L’ouverture, sur la fin qui approche, vers l’écriture. C’est sans doute cela, le « voile des mots » rencontré tout au début de l’ouvrage. Les mots, avec le sens qui échappe. Pudeur. Vers la poésie. Avec les anges, comme accompagnateurs. Légers comme des plumes.
Une façon de sublimer. C’est-à-dire, en physique, passer de l’état solide à l’état gazeux. D’ailleurs, n’évoque-t-elle pas, Jane Sautière, les feux follets, qui sont émanations des corps, une fois mis en terre ?
& & &
Jane Sautière, née en 1952 à Téhéran, est une romancière française, également éducatrice pénitentiaire. Mort d’un cheval dans les bras de sa mère est finaliste du Prix du roman d’écologie 2019 et Corps flottants obtient le Grand prix SGDL de la fiction 2023.
Jane Sautière passe son enfance et son adolescence essentiellement à l’étranger. Elle vit à Franconville, à Phnom Penh, à Alger, à Beyrouth.
Son enfance est jalonnée d’allers-retours entre l’Iran et la France, au gré des nominations de son père, ingénieur « dans les transmissions » à l’ambassade de France. Elle grandit avec le farsi pour langue maternelle, bien que sa mère soit bretonne. Mais elle oubliera cette langue au décès de sa nounou, qu’elle considérait comme sa mère de cœur. Elle passe également son adolescence à l’étranger, notamment à Phnom Pen, au Cambodge, en tant que collégienne, de juillet 1967 à juillet 1970.
Elle retourne ensuite définitivement en France. Puis, après des études de droit à Assas à Paris, où elle souffre d’anorexie, elle devient éducatrice pénitentiaire.
Elle a une demi-sœur et un demi-frère, décédés avant sa naissance et issus du premier mariage de sa mère, dont elle sentira la perte avant de connaître leur existence (Wikipédia). Pour en savoir plus sur l’auteure, voir ==> ICI
On lira aussi la note de lecture d’« Une mort très douce » de Simone de Beauvoir ==> ICI
[1] L’affaire Malik Oussekine est la conséquence de violence policière française ayant provoqué la mort de Malik Oussekine, dans la nuit du 5 au 6 décembre 1986 à Paris, dans le cadre de contestations étudiantes contre le projet de réforme universitaire Devaquet. Dès le lendemain de la mort du jeune homme, les étudiants sont reçus au ministère de l’Intérieur et organisent une marche silencieuse, tandis que le ministre délégué Alain Devaquet présente sa démission. Deux jours après, le projet de loi Devaquet est retiré.

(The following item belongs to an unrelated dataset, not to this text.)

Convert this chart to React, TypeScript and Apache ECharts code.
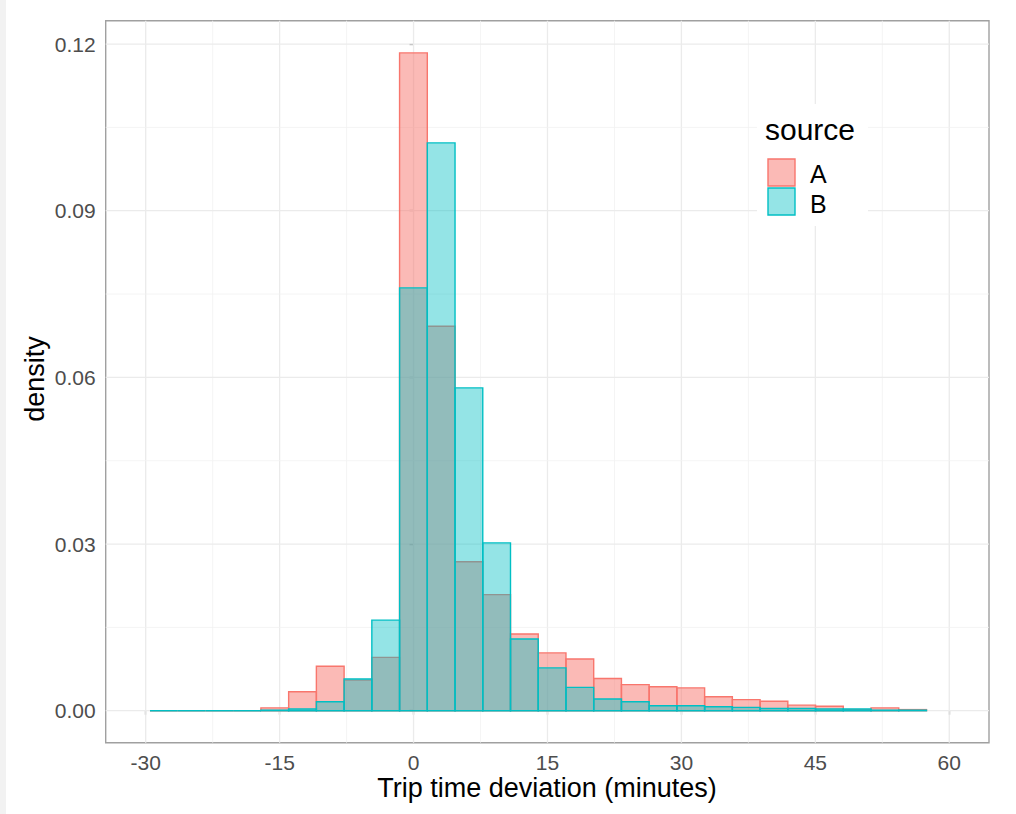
import React, { useEffect, useRef } from "react";
import * as echarts from "echarts";

// Histogram bin edges (minutes) – 28 bins
const binEdges = [
  -29.52, -26.414, -23.308, -20.202, -17.096, -13.99, -10.884, -7.778, -4.672,
  -1.566, 1.54, 4.646, 7.752, 10.858, 13.964, 17.07, 20.176, 23.282, 26.388,
  29.494, 32.6, 35.706, 38.812, 41.918, 45.024, 48.13, 51.236, 54.342, 57.448,
];

// Density per bin, source A
const densityA = [
  0, 0, 0, 0, 0.0005, 0.0034, 0.008, 0.0055, 0.0096, 0.1184, 0.0692, 0.0268,
  0.0209, 0.0138, 0.0104, 0.0093, 0.0058, 0.0047, 0.0043, 0.0041, 0.0025,
  0.002, 0.0017, 0.001, 0.0008, 0.0002, 0.0005, 0.0002,
];

// Density per bin, source B
const densityB = [
  0, 0, 0, 0, 0.0001, 0.0003, 0.0016, 0.0057, 0.0163, 0.0761, 0.1022, 0.0581,
  0.0302, 0.0129, 0.0077, 0.0042, 0.0021, 0.0016, 0.0009, 0.0009, 0.0007,
  0.0006, 0.0004, 0.0004, 0.0003, 0.0003, 0.0001, 0.0001,
];

const xTicks = [-30, -15, 0, 15, 30, 45, 60];
const xMinor = [-22.5, -7.5, 7.5, 22.5, 37.5, 52.5];
const yTicks = [0, 0.03, 0.06, 0.09, 0.12];
const yMinor = [0.015, 0.045, 0.075, 0.105];

const sources = ["A", "B"];
const X_MIN = -34.48;
const X_MAX = 64.45;
const Y_MIN = -0.00576;
const Y_MAX = 0.1242;

const FONT = '"Liberation Sans", Arial, Helvetica, sans-serif';
const COL_A = "#F8766D";
const COL_B = "#00BFC4";
const FILL_A = "rgba(248,118,109,0.5)";
const FILL_B = "rgba(0,191,196,0.42)";

function barData(dens: number[]) {
  return dens.map((d, i) => [binEdges[i], binEdges[i + 1], d]);
}

export default function App() {
  const ref = useRef<HTMLDivElement>(null);
  useEffect(() => {
    if (!ref.current) return;
    const chart = echarts.init(ref.current, undefined, { renderer: "svg" });

    const gridData: any[] = [];
    xTicks.forEach((v) => gridData.push([v, 1, 0]));
    xMinor.forEach((v) => gridData.push([v, 0, 0]));
    yTicks.forEach((v) => gridData.push([v, 1, 1]));
    yMinor.forEach((v) => gridData.push([v, 0, 1]));

    const makeBars = (name: string, fill: string, stroke: string, z: number) => ({
      type: "custom",
      name,
      z,
      data: barData(name === "A" ? densityA : densityB),
      encode: { x: [0, 1], y: 2 },
      renderItem: (params: any, api: any) => {
        const p0 = api.coord([api.value(0), api.value(2)]);
        const p1 = api.coord([api.value(1), 0]);
        return {
          type: "rect",
          shape: { x: p0[0], y: p0[1], width: p1[0] - p0[0], height: p1[1] - p0[1] },
          style: { fill, stroke, lineWidth: 1.4 },
        };
      },
    });

    chart.setOption({
      animation: false,
      backgroundColor: "#ffffff",
      textStyle: { fontFamily: FONT },
      grid: {
        left: 105.7,
        top: 20.7,
        right: 1016 - 989,
        bottom: 814 - 742.7,
        show: true,
        borderColor: "#A0A0A0",
        borderWidth: 1.4,
        backgroundColor: "#ffffff",
      },
      xAxis: {
        type: "value",
        min: X_MIN,
        max: X_MAX,
        axisLine: { show: false },
        splitLine: { show: false },
        axisTick: { show: true, length: 4, customValues: xTicks, lineStyle: { color: "#555", width: 1.2 } },
        axisLabel: {
          customValues: xTicks,
          margin: 9,
          fontSize: 21,
          color: "#4D4D4D",
          fontFamily: FONT,
          formatter: (v: number) => String(v),
        },
      },
      yAxis: {
        type: "value",
        min: Y_MIN,
        max: Y_MAX,
        axisLine: { show: false },
        splitLine: { show: false },
        axisTick: { show: true, length: 4, customValues: yTicks, lineStyle: { color: "#555", width: 1.2 } },
        axisLabel: {
          customValues: yTicks,
          margin: 10,
          fontSize: 21,
          color: "#4D4D4D",
          fontFamily: FONT,
          formatter: (v: number) => v.toFixed(2),
        },
      },
      series: [
        {
          type: "custom",
          name: "grid",
          z: 1,
          silent: true,
          data: gridData,
          encode: { x: 0 },
          renderItem: (params: any, api: any) => {
            const cs = params.coordSys;
            const v = api.value(0);
            const major = api.value(1) === 1;
            const isY = api.value(2) === 1;
            const style = { stroke: major ? "#EBEBEB" : "#F1F1F1", lineWidth: major ? 1.3 : 0.8 };
            if (isY) {
              const p = api.coord([X_MIN, v]);
              return { type: "line", shape: { x1: cs.x, y1: p[1], x2: cs.x + cs.width, y2: p[1] }, style };
            }
            const p = api.coord([v, Y_MIN]);
            return { type: "line", shape: { x1: p[0], y1: cs.y, x2: p[0], y2: cs.y + cs.height }, style };
          },
        },
        makeBars("A", FILL_A, COL_A, 2),
        makeBars("B", FILL_B, COL_B, 3),
      ],
      graphic: [
        { type: "rect", left: 0, top: 0, shape: { width: 6, height: 814 }, style: { fill: "#F2F2F2" }, z: 10 },
        {
          type: "text",
          x: 547,
          y: 788,
          style: { text: "Trip time deviation (minutes)", fontSize: 27, fill: "#000", fontFamily: FONT, textAlign: "center", textVerticalAlign: "middle" },
          z: 10,
        },
        {
          type: "text",
          x: 35,
          y: 379,
          rotation: Math.PI / 2,
          style: { text: "density", fontSize: 27, fill: "#000", fontFamily: FONT, textAlign: "center", textVerticalAlign: "middle" },
          z: 10,
        },
        { type: "rect", shape: { x: 757, y: 104, width: 111, height: 122 }, style: { fill: "#ffffff" }, z: 10 },
        {
          type: "text",
          x: 765,
          y: 129,
          style: { text: "source", fontSize: 30, fill: "#000", fontFamily: FONT, textAlign: "left", textVerticalAlign: "middle" },
          z: 11,
        },
        { type: "rect", shape: { x: 768, y: 159, width: 27, height: 27 }, style: { fill: FILL_A, stroke: COL_A, lineWidth: 1.4 }, z: 11 },
        { type: "rect", shape: { x: 768, y: 188, width: 27, height: 27 }, style: { fill: FILL_B, stroke: COL_B, lineWidth: 1.4 }, z: 11 },
        {
          type: "text",
          x: 810,
          y: 174,
          style: { text: sources[0], fontSize: 25, fill: "#000", fontFamily: FONT, textAlign: "left", textVerticalAlign: "middle" },
          z: 11,
        },
        {
          type: "text",
          x: 810,
          y: 204,
          style: { text: sources[1], fontSize: 25, fill: "#000", fontFamily: FONT, textAlign: "left", textVerticalAlign: "middle" },
          z: 11,
        },
      ],
    });
    return () => chart.dispose();
  }, []);
  return <div ref={ref} style={{ position: "absolute", left: 0, top: 0, width: 1016, height: 814 }} />;
}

Quatre jours après, le mercredi 10 décembre, d’autres marches silencieuses ont lieu partout en France, les syndicats de salariés appelant à s’y rendre et amenant leurs services d’ordre. Deux des trois policiers qui ont frappé mortellement Malik Oussekine sont ensuite jugés et condamnés, mais sans peine de prison ferme, et sanctionnés professionnellement (Wikipédia).